Illumio recommends waiting at least 15 minutes to restore a policy database backup after taking it. When you restore a policy database backup sooner than 15 minutes, the PCE might only apply policy correctly to some workloads.

  1. On all nodes in the PCE cluster, stop the PCE software:

    $ sudo -u ilo-pce illumio-pce-ctl stop
  2. On all nodes in the PCE cluster, start the PCE at runlevel 1:

    $ sudo -u ilo-pce illumio-pce-ctl start --runlevel 1
  3. On any node, verify the runlevel:

    $ sudo -u ilo-pce illumio-pce-ctl cluster-status -w
  4. Restore the policy database to the data node that is running the agent_traffic_redis_server service. (For information about how to determine which node this is, see the "Back Up the Policy Database" topic.)

    $ sudo -u ilo-pce illumio-pce-db-management restore --file /path/to/policy_db_dump_file
    $ sudo -u ilo-pce illumio-pce-db-management migrate
  5. Copy the Illumination data file from the primary data node that is running the agent_traffic_redis_server service to the replica data node. The file is located in the following directory on both nodes.

    persistent_data_root/redis/redis_traffic_0_master.rdb
  6. Restore the traffic database. Run this command on the same node where you took the traffic database backup.
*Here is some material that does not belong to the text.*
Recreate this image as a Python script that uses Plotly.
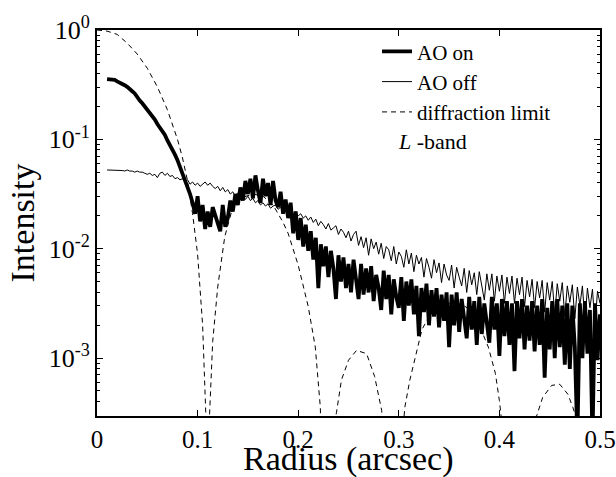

    $ sudo -u ilo-pce illumio-pce-db-management traffic restore --file /path/to/traffic_db_dump_file

    When prompted to bring the PCE to runlevel 5, reply “yes” if you want the PCE to automatically finish migrating the traffic database and bring the PCE to fully operational status. Reply “no” if you don’t want to migrate the traffic database.

  7. If you chose "no" in the previous step:

    1. Return the PCE cluster to runlevel 5:

    $ sudo -u ilo-pce illumio-pce-ctl set-runlevel 5
  8. On any node, verify the runlevel is 5:

    $ sudo -u ilo-pce illumio-pce-ctl cluster-status -w
  9. Take the PCE out of Listen Only mode:

    $ sudo -u ilo-pce /opt/illumio-pce/illumio-pce-ctl listen-only-mode disable

Note

Explorer will be in maintenance mode for some time after the restore commands complete. The PCE is made available immediately, but the Explorer database restore continues in the background.